If you want your application to listen for SOAP requests, you need to create
a SOAP server rather than a SOAP client. A SOAP server needs a way to listen
for network calls. If you communicate using HTTP, then you must have an HTTP
server (aka Web server) to listen for HTTP requests. Most SOAP
implementations for Java (including Apache SOAP and Apache Axis) are
implemented as a servlet, so for these implementations you also need a
servlet engine. Some SOAP implementations (such as WASP (www.systinet.com)
and GLUE (www.themindelectric.com) can be configured to run either
"embedded" or "standalone". Embedded allows you to integrate the SOAP server
into your application.
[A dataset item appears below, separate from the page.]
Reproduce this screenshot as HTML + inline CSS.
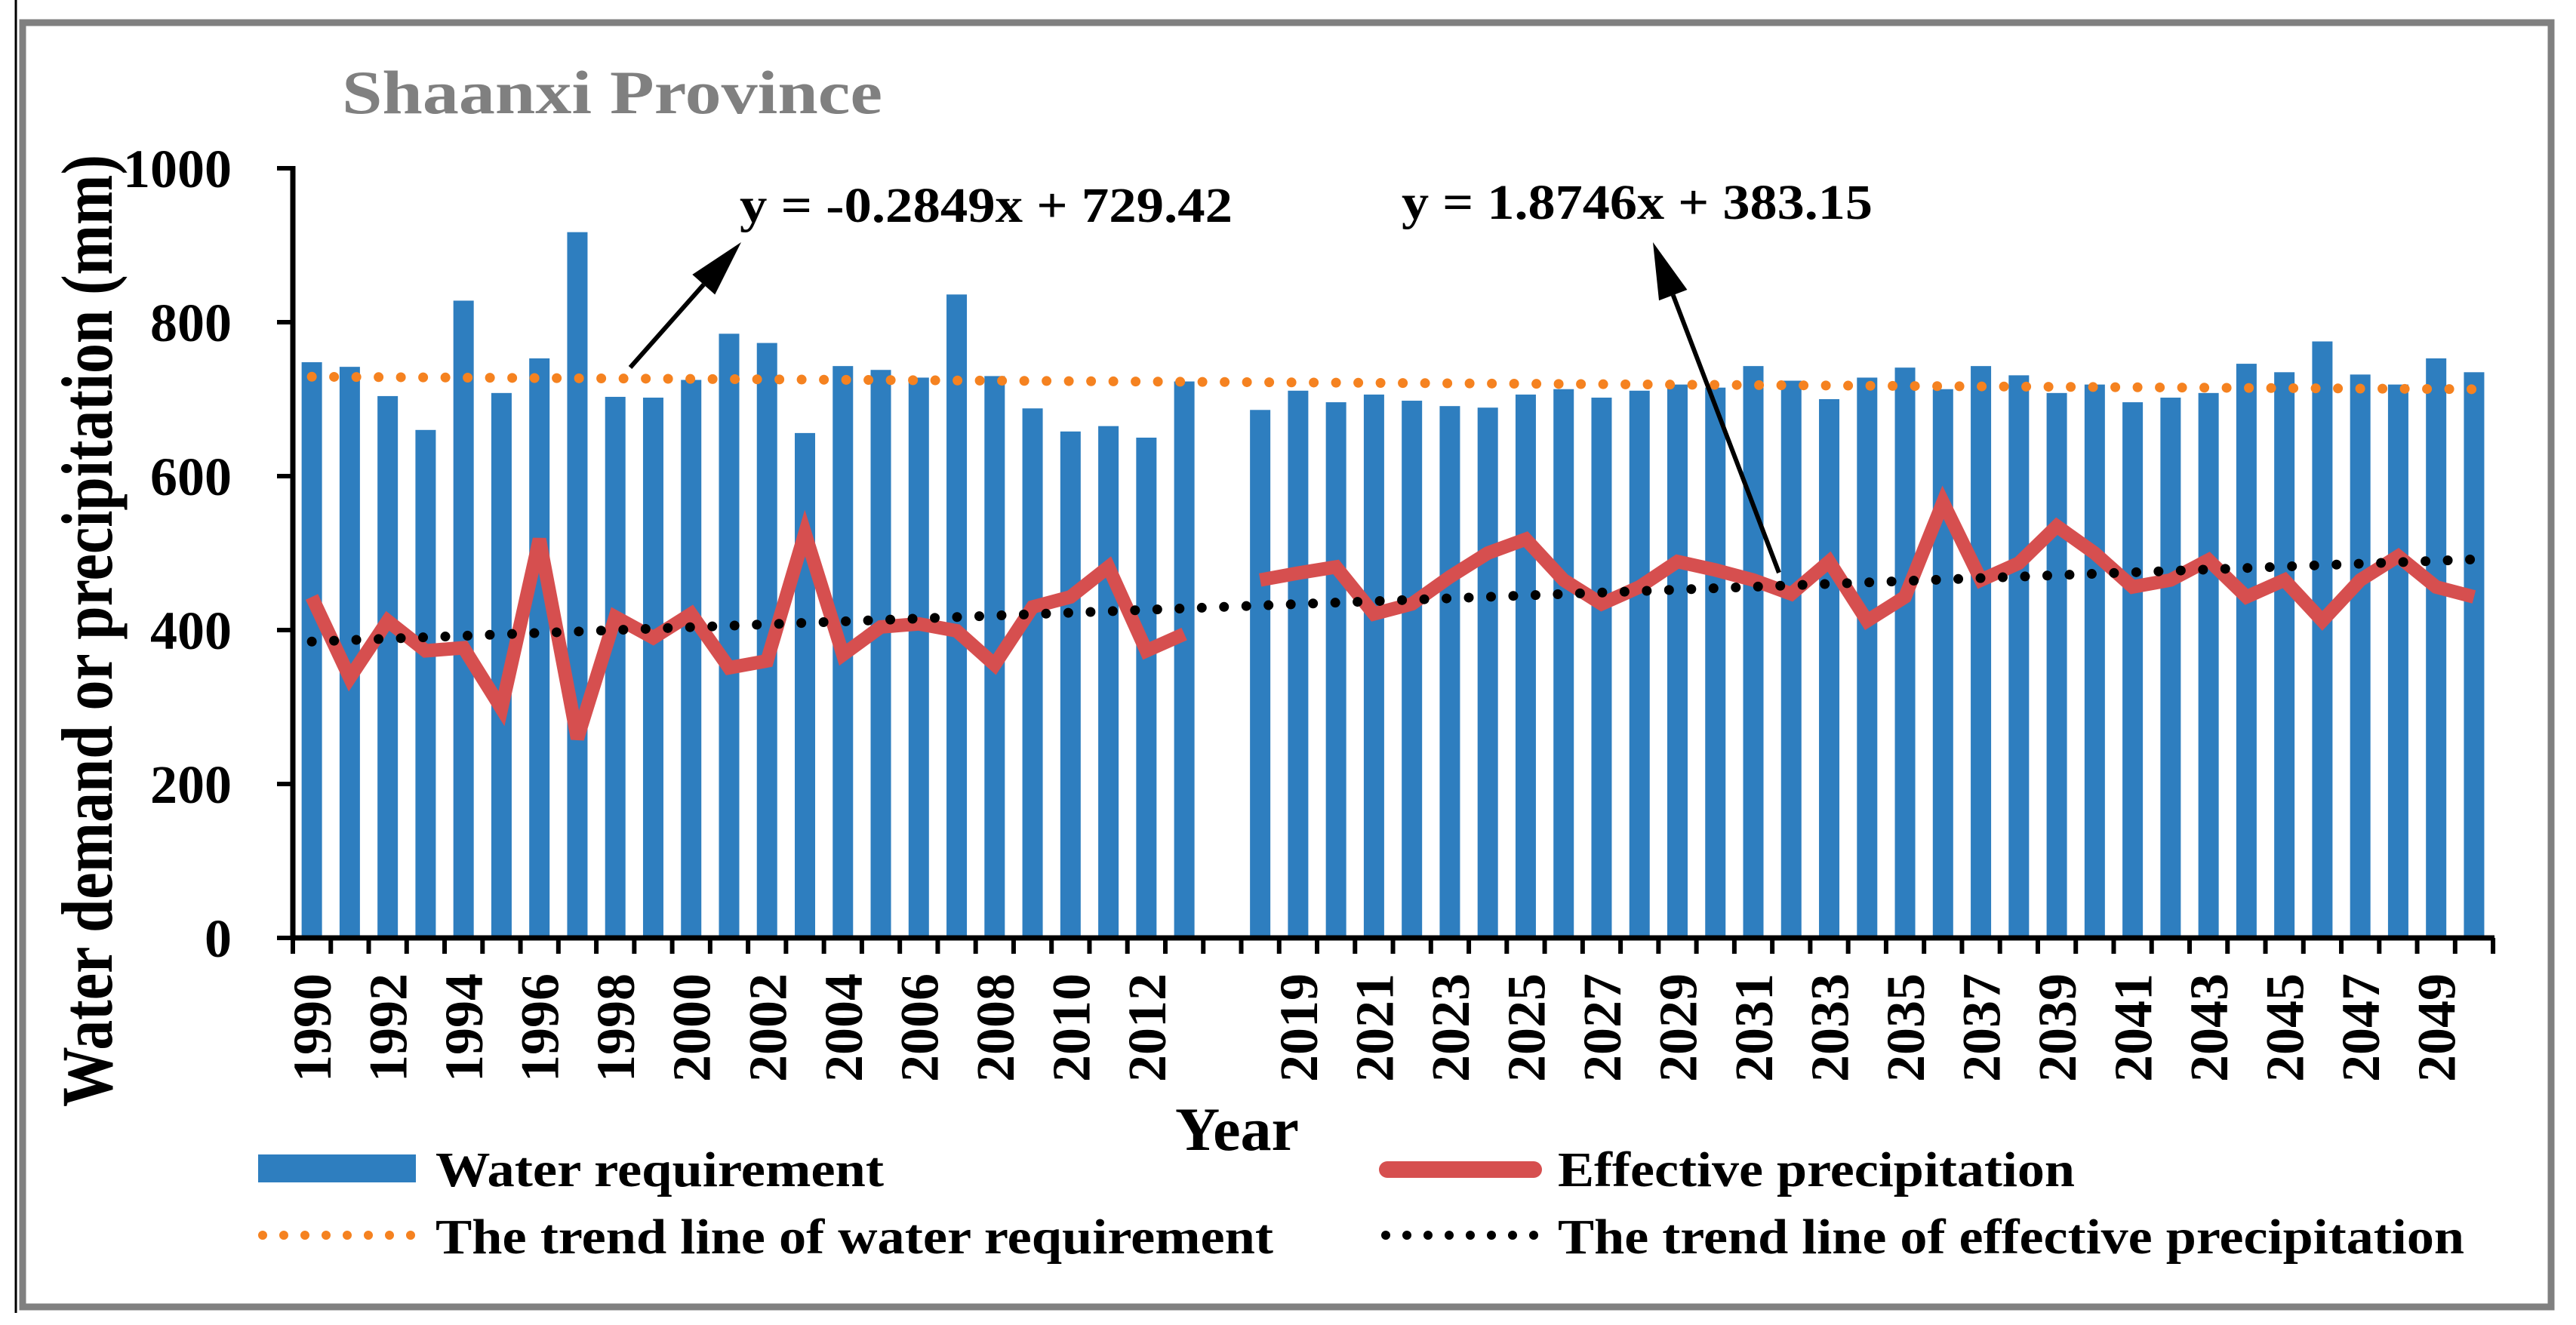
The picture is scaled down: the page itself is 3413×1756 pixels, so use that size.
<!DOCTYPE html>
<html><head><meta charset="utf-8"><style>
html,body{margin:0;padding:0;background:#fff;}
svg{display:block;font-family:"Liberation Serif",serif;font-weight:bold;}
</style></head><body>
<svg id="chart" width="3413" height="1756" viewBox="0 0 3413 1756">
<line x1="21" y1="0" x2="21" y2="1740" stroke="#000" stroke-width="3"/>
<rect x="30" y="30" width="3350" height="1702" fill="none" stroke="#808080" stroke-width="9"/>
<text x="453" y="150" font-size="82" fill="#808080" textLength="716" lengthAdjust="spacingAndGlyphs">Shaanxi Province</text>
<g id="plot"></g>
<text transform="translate(148,1467) rotate(-90)" font-size="96" fill="#000" textLength="1262" lengthAdjust="spacingAndGlyphs">Water demand or precipitation (mm)</text>
<text x="1639" y="1524" font-size="82" text-anchor="middle">Year</text>
<text x="980" y="294" font-size="66" textLength="653" lengthAdjust="spacingAndGlyphs">y = -0.2849x + 729.42</text>
<text x="1857" y="290" font-size="66" textLength="624" lengthAdjust="spacingAndGlyphs">y = 1.8746x + 383.15</text>
<g>
<rect x="342" y="1530" width="209" height="37" fill="#2e7ebf"/>
<text x="577" y="1572" font-size="66" textLength="594" lengthAdjust="spacingAndGlyphs">Water requirement</text>
<line x1="348" y1="1637" x2="545" y2="1637" stroke="#f58220" stroke-width="12" stroke-linecap="round" stroke-dasharray="0 28"/>
<text x="577" y="1661" font-size="66" textLength="1110" lengthAdjust="spacingAndGlyphs">The trend line of water requirement</text>
<line x1="1838" y1="1550" x2="2032" y2="1550" stroke="#d64f4f" stroke-width="22" stroke-linecap="round"/>
<text x="2064" y="1572" font-size="66" textLength="685" lengthAdjust="spacingAndGlyphs">Effective precipitation</text>
<line x1="1836" y1="1637" x2="2033" y2="1637" stroke="#000" stroke-width="12" stroke-linecap="round" stroke-dasharray="0 28"/>
<text x="2064" y="1661" font-size="66" textLength="1201" lengthAdjust="spacingAndGlyphs">The trend line of effective precipitation</text>
</g>
</svg>
<script>
const categories = ["1990","1991","1992","1993","1994","1995","1996","1997","1998","1999","2000","2001","2002","2003","2004","2005","2006","2007","2008","2009","2010","2011","2012","2013","",
"2018","2019","2020","2021","2022","2023","2024","2025","2026","2027","2028","2029","2030","2031","2032","2033","2034","2035","2036","2037","2038","2039","2040","2041","2042","2043","2044","2045","2046","2047","2048","2049","2050"];
const waterRequirement = [748,742,704,660,828,708,753,917,703,702,725,785,773,656,743,738,728,836,730,688,658,665,650,723,null,
686,711,696,706,698,691,689,706,713,702,711,719,715,743,724,700,728,741,713,743,731,708,719,696,702,708,746,735,775,732,719,753,735];
const effectivePrecip = [443,338,412,373,377,298,518,259,417,390,421,351,360,526,368,404,408,399,355,430,443,482,373,395,null,
465,474,482,421,434,469,500,518,465,434,456,489,478,465,447,489,412,443,566,465,487,535,500,456,465,491,443,465,412,465,496,456,443];
const yTicks = [0,200,400,600,800,1000];
const waterTrend = {slope:-0.2849, intercept:729.42};
const precipTrend = {slope:1.8746, intercept:383.15};

const NS = "http://www.w3.org/2000/svg";
const plot = document.getElementById('plot');
const X0 = 388, SLOT = 50.26, Y0 = 1243, YTOP = 223;
function xScale(i){ return X0 + SLOT*(i+0.5); }
function yScale(v){ return Y0 - (v/1000)*(Y0-YTOP); }
function mk(tag, attrs){ const e=document.createElementNS(NS,tag); for(const k in attrs) e.setAttribute(k,attrs[k]); plot.appendChild(e); return e; }

// bars
waterRequirement.forEach((v,i)=>{
  if(v==null) return;
  const r = mk('rect',{x:xScale(i)-13.5,y:yScale(v),width:27,height:Y0-yScale(v),fill:'#2e7ebf'});
  
  
});
// trend lines
function trendLine(t,color,name){
  const n = categories.length;
  const l = mk('line',{x1:xScale(0),y1:yScale(t.intercept+t.slope*1),x2:xScale(n-1),y2:yScale(t.intercept+t.slope*n),stroke:color,'stroke-width':13,'stroke-linecap':'round','stroke-dasharray':'0 29.5'});
  
  
}
trendLine(waterTrend,'#f58220','water-trend-line');
// precip line segments (break at gap)
let segs=[],cur=[];
effectivePrecip.forEach((v,i)=>{ if(v==null){ if(cur.length) segs.push(cur); cur=[]; } else cur.push(xScale(i).toFixed(1)+','+yScale(v).toFixed(1)); });
if(cur.length) segs.push(cur);
segs.forEach((s,k)=>{
  const p = mk('polyline',{points:s.join(' '),fill:'none',stroke:'#d64f4f','stroke-width':18,'stroke-linejoin':'miter','stroke-linecap':'butt'});
  
  
});
trendLine(precipTrend,'#000','precip-trend-line');

// axes
const ax = mk('line',{x1:388,y1:Y0,x2:3305,y2:Y0,stroke:'#000','stroke-width':7});


const ay = mk('line',{x1:388,y1:YTOP-3,x2:388,y2:Y0+3,stroke:'#000','stroke-width':7});


for(let k=0;k<=categories.length;k++){
  const t = mk('line',{x1:X0+SLOT*k,y1:Y0,x2:X0+SLOT*k,y2:Y0+21,stroke:'#000','stroke-width':6});
  
  
}
categories.forEach((c,i)=>{
  if(i%2!==0 || c==='') return;
  const tx = mk('text',{transform:`translate(${xScale(i)+25},1290) rotate(-90)`,'font-size':72,'text-anchor':'end'});
  tx.textContent = c;
  
  
});
yTicks.forEach(v=>{
  const t = mk('line',{x1:367,y1:yScale(v),x2:388,y2:yScale(v),stroke:'#000','stroke-width':6});
  
  
  const tx = mk('text',{x:307,y:yScale(v)+25,'font-size':72,'text-anchor':'end'});
  tx.textContent = v;
  
  
});
// arrows
function arrow(x1,y1,x2,y2,name){
  const a=Math.atan2(y2-y1,x2-x1), L=75, W=20;
  const bx=x2-L*Math.cos(a), by=y2-L*Math.sin(a);
  const l = mk('line',{x1:x1,y1:y1,x2:bx,y2:by,stroke:'#000','stroke-width':6});
  
  
  const px=-Math.sin(a), py=Math.cos(a);
  const h = mk('polygon',{points:`${x2},${y2} ${bx+W*px},${by+W*py} ${bx-W*px},${by-W*py}`,fill:'#000'});
  
  
}
arrow(835,487,982,321,'water-equation-arrow');
arrow(2357,759,2190,321,'precip-equation-arrow');
</script>
</body></html>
Standalone lets you deploy the server on it own (you
don't need a separate HTTP server and servlet engine), and you deploy your
applications into the SOAP server. Killdara (www.killdara.com) positions
Vitiris as a SOAP engine that can run on the "edge" of the network. It's
designed for an embedded configuration.

You could certainly create a Napster-like application that communicates
using SOAP, using the embedded configuration.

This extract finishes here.